─── Extracted information
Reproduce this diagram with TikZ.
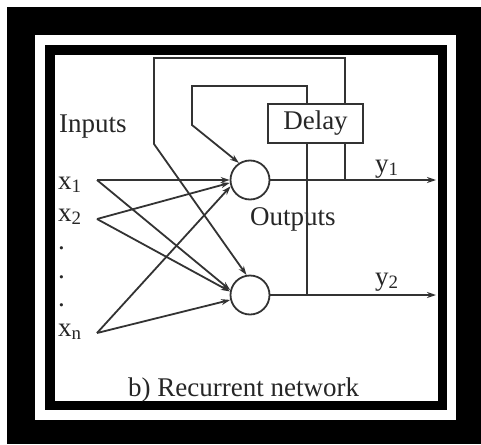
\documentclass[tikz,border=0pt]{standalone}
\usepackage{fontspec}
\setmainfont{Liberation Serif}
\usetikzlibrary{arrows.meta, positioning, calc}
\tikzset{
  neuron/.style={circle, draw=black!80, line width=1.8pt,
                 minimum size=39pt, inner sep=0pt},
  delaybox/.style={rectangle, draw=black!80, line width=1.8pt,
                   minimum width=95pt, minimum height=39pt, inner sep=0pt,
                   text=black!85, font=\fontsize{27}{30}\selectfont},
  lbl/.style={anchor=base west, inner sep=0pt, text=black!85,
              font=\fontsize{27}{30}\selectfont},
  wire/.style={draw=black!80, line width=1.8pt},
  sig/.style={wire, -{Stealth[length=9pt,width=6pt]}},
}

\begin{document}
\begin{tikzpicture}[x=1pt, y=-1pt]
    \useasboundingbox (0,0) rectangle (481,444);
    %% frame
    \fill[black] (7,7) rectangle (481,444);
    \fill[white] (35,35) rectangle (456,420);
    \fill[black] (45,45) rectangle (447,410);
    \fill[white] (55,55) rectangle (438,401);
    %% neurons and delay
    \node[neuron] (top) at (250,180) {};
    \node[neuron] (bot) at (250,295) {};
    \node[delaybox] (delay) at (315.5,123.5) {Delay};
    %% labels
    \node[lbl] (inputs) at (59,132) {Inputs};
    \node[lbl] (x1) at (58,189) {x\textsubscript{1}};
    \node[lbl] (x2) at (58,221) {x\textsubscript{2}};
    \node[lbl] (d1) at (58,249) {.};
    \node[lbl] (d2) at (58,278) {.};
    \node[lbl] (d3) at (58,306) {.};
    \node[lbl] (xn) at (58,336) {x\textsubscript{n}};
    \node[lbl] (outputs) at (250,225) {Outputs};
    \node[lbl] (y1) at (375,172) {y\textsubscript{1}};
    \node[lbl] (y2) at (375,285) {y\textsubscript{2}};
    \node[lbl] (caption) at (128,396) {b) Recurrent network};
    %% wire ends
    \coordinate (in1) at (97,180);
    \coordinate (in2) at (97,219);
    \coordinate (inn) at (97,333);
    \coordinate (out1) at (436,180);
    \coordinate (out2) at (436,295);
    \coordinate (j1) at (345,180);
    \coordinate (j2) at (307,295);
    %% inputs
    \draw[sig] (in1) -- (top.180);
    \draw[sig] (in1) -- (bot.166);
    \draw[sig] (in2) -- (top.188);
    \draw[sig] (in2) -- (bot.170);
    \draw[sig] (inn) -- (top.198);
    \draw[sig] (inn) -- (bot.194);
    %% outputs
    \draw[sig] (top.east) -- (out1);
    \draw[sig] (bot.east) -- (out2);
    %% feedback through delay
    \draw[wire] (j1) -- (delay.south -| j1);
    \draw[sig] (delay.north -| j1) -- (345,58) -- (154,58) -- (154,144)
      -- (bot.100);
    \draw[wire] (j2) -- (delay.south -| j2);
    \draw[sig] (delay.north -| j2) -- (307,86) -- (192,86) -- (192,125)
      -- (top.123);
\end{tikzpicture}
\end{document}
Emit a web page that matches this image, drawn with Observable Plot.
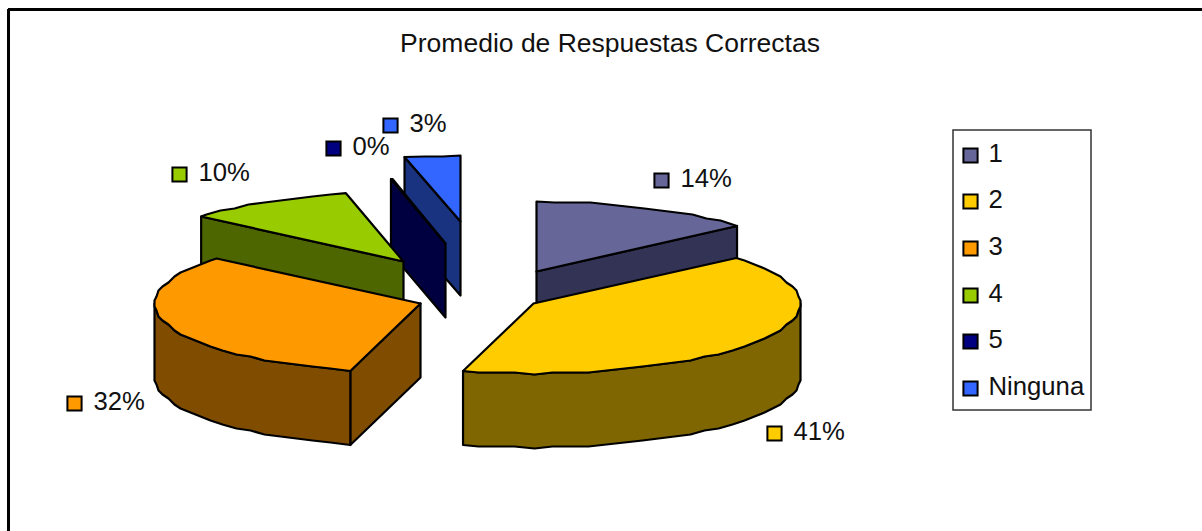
──────
* Exercise aim
Your copy of the data above should match it exactly, except that pictures are left out.

* Result of this task
Reproduce this diagram with TikZ.
\documentclass[tikz,border=0pt]{standalone}
\usepackage{fontspec}
\setmainfont{Liberation Serif}
\usetikzlibrary{arrows.meta, positioning, calc}
\tikzset{
  neuron/.style={circle, draw=black!80, line width=1.8pt,
                 minimum size=39pt, inner sep=0pt},
  delaybox/.style={rectangle, draw=black!80, line width=1.8pt,
                   minimum width=95pt, minimum height=39pt, inner sep=0pt,
                   text=black!85, font=\fontsize{27}{30}\selectfont},
  lbl/.style={anchor=base west, inner sep=0pt, text=black!85,
              font=\fontsize{27}{30}\selectfont},
  wire/.style={draw=black!80, line width=1.8pt},
  sig/.style={wire, -{Stealth[length=9pt,width=6pt]}},
}

\begin{document}
\begin{tikzpicture}[x=1pt, y=-1pt]
    \useasboundingbox (0,0) rectangle (481,444);
    %% frame
    \fill[black] (7,7) rectangle (481,444);
    \fill[white] (35,35) rectangle (456,420);
    \fill[black] (45,45) rectangle (447,410);
    \fill[white] (55,55) rectangle (438,401);
    %% neurons and delay
    \node[neuron] (top) at (250,180) {};
    \node[neuron] (bot) at (250,295) {};
    \node[delaybox] (delay) at (315.5,123.5) {Delay};
    %% labels
    \node[lbl] (inputs) at (59,132) {Inputs};
    \node[lbl] (x1) at (58,189) {x\textsubscript{1}};
    \node[lbl] (x2) at (58,221) {x\textsubscript{2}};
    \node[lbl] (d1) at (58,249) {.};
    \node[lbl] (d2) at (58,278) {.};
    \node[lbl] (d3) at (58,306) {.};
    \node[lbl] (xn) at (58,336) {x\textsubscript{n}};
    \node[lbl] (outputs) at (250,225) {Outputs};
    \node[lbl] (y1) at (375,172) {y\textsubscript{1}};
    \node[lbl] (y2) at (375,285) {y\textsubscript{2}};
    \node[lbl] (caption) at (128,396) {b) Recurrent network};
    %% wire ends
    \coordinate (in1) at (97,180);
    \coordinate (in2) at (97,219);
    \coordinate (inn) at (97,333);
    \coordinate (out1) at (436,180);
    \coordinate (out2) at (436,295);
    \coordinate (j1) at (345,180);
    \coordinate (j2) at (307,295);
    %% inputs
    \draw[sig] (in1) -- (top.180);
    \draw[sig] (in1) -- (bot.166);
    \draw[sig] (in2) -- (top.188);
    \draw[sig] (in2) -- (bot.170);
    \draw[sig] (inn) -- (top.198);
    \draw[sig] (inn) -- (bot.194);
    %% outputs
    \draw[sig] (top.east) -- (out1);
    \draw[sig] (bot.east) -- (out2);
    %% feedback through delay
    \draw[wire] (j1) -- (delay.south -| j1);
    \draw[sig] (delay.north -| j1) -- (345,58) -- (154,58) -- (154,144)
      -- (bot.100);
    \draw[wire] (j2) -- (delay.south -| j2);
    \draw[sig] (delay.north -| j2) -- (307,86) -- (192,86) -- (192,125)
      -- (top.123);
\end{tikzpicture}
\end{document}
Emit a web page that matches this image, drawn with Observable Plot.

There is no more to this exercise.